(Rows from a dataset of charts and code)
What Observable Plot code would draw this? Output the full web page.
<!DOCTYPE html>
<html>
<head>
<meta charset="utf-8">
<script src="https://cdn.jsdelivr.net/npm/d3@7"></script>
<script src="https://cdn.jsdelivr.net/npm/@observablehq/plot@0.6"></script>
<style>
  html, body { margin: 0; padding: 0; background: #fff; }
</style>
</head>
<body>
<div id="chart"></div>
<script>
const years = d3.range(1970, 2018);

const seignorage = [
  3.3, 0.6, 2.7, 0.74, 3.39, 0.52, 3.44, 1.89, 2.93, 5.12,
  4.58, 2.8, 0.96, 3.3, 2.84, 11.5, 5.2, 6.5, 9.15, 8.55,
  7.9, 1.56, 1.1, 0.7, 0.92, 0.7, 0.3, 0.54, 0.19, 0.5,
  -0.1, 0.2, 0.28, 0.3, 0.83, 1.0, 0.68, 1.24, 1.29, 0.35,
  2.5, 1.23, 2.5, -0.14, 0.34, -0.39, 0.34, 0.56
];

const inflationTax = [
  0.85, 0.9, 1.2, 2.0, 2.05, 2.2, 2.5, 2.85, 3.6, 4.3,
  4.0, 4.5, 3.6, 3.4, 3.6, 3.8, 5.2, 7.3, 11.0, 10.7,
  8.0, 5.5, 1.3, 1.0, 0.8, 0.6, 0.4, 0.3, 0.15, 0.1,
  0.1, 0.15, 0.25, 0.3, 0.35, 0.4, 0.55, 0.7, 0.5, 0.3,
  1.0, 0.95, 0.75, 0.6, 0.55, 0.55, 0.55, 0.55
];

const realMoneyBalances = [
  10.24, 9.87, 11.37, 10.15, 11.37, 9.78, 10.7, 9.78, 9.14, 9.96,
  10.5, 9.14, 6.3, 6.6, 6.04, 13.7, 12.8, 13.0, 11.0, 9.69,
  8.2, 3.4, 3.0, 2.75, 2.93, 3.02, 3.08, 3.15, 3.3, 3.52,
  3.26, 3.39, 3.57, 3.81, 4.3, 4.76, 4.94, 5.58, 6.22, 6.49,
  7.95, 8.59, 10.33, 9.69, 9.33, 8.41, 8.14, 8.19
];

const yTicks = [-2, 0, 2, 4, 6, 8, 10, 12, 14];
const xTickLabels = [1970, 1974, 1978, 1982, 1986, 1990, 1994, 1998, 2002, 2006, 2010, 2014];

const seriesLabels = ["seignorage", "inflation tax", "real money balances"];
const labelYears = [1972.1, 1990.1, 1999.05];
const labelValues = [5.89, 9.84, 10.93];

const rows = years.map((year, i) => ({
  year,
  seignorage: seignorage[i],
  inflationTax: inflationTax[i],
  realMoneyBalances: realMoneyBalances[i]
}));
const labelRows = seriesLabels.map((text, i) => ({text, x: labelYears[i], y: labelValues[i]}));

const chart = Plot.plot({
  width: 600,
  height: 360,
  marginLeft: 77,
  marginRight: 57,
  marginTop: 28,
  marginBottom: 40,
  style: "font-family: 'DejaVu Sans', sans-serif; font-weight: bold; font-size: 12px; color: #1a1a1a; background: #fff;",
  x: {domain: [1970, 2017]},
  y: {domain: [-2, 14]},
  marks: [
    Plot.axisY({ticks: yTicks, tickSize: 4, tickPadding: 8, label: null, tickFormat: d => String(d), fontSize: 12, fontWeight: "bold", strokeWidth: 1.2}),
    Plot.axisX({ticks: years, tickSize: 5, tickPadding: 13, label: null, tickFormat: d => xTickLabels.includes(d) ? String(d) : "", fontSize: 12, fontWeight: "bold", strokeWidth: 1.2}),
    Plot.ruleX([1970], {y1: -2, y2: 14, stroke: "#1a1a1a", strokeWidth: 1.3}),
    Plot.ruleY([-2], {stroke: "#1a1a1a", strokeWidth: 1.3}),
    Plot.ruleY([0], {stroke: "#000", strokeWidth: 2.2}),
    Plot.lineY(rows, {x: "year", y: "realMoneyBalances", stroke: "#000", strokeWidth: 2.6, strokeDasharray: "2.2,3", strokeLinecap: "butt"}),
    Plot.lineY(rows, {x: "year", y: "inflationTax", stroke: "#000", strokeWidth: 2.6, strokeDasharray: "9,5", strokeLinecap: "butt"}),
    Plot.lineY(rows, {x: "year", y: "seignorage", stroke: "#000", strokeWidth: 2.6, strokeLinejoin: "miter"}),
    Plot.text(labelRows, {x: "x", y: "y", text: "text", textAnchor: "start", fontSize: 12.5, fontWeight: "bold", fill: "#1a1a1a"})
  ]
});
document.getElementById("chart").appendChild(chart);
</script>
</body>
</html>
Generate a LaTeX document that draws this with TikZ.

Stated exercise: Starting at the first line of the records above, please copy each line exactly until you reach the line containing "2006, 2010, 2014];". Include that line and stop there.

Expected answer:
What Observable Plot code would draw this? Output the full web page.
<!DOCTYPE html>
<html>
<head>
<meta charset="utf-8">
<script src="https://cdn.jsdelivr.net/npm/d3@7"></script>
<script src="https://cdn.jsdelivr.net/npm/@observablehq/plot@0.6"></script>
<style>
  html, body { margin: 0; padding: 0; background: #fff; }
</style>
</head>
<body>
<div id="chart"></div>
<script>
const years = d3.range(1970, 2018);

const seignorage = [
  3.3, 0.6, 2.7, 0.74, 3.39, 0.52, 3.44, 1.89, 2.93, 5.12,
  4.58, 2.8, 0.96, 3.3, 2.84, 11.5, 5.2, 6.5, 9.15, 8.55,
  7.9, 1.56, 1.1, 0.7, 0.92, 0.7, 0.3, 0.54, 0.19, 0.5,
  -0.1, 0.2, 0.28, 0.3, 0.83, 1.0, 0.68, 1.24, 1.29, 0.35,
  2.5, 1.23, 2.5, -0.14, 0.34, -0.39, 0.34, 0.56
];

const inflationTax = [
  0.85, 0.9, 1.2, 2.0, 2.05, 2.2, 2.5, 2.85, 3.6, 4.3,
  4.0, 4.5, 3.6, 3.4, 3.6, 3.8, 5.2, 7.3, 11.0, 10.7,
  8.0, 5.5, 1.3, 1.0, 0.8, 0.6, 0.4, 0.3, 0.15, 0.1,
  0.1, 0.15, 0.25, 0.3, 0.35, 0.4, 0.55, 0.7, 0.5, 0.3,
  1.0, 0.95, 0.75, 0.6, 0.55, 0.55, 0.55, 0.55
];

const realMoneyBalances = [
  10.24, 9.87, 11.37, 10.15, 11.37, 9.78, 10.7, 9.78, 9.14, 9.96,
  10.5, 9.14, 6.3, 6.6, 6.04, 13.7, 12.8, 13.0, 11.0, 9.69,
  8.2, 3.4, 3.0, 2.75, 2.93, 3.02, 3.08, 3.15, 3.3, 3.52,
  3.26, 3.39, 3.57, 3.81, 4.3, 4.76, 4.94, 5.58, 6.22, 6.49,
  7.95, 8.59, 10.33, 9.69, 9.33, 8.41, 8.14, 8.19
];

const yTicks = [-2, 0, 2, 4, 6, 8, 10, 12, 14];
const xTickLabels = [1970, 1974, 1978, 1982, 1986, 1990, 1994, 1998, 2002, 2006, 2010, 2014];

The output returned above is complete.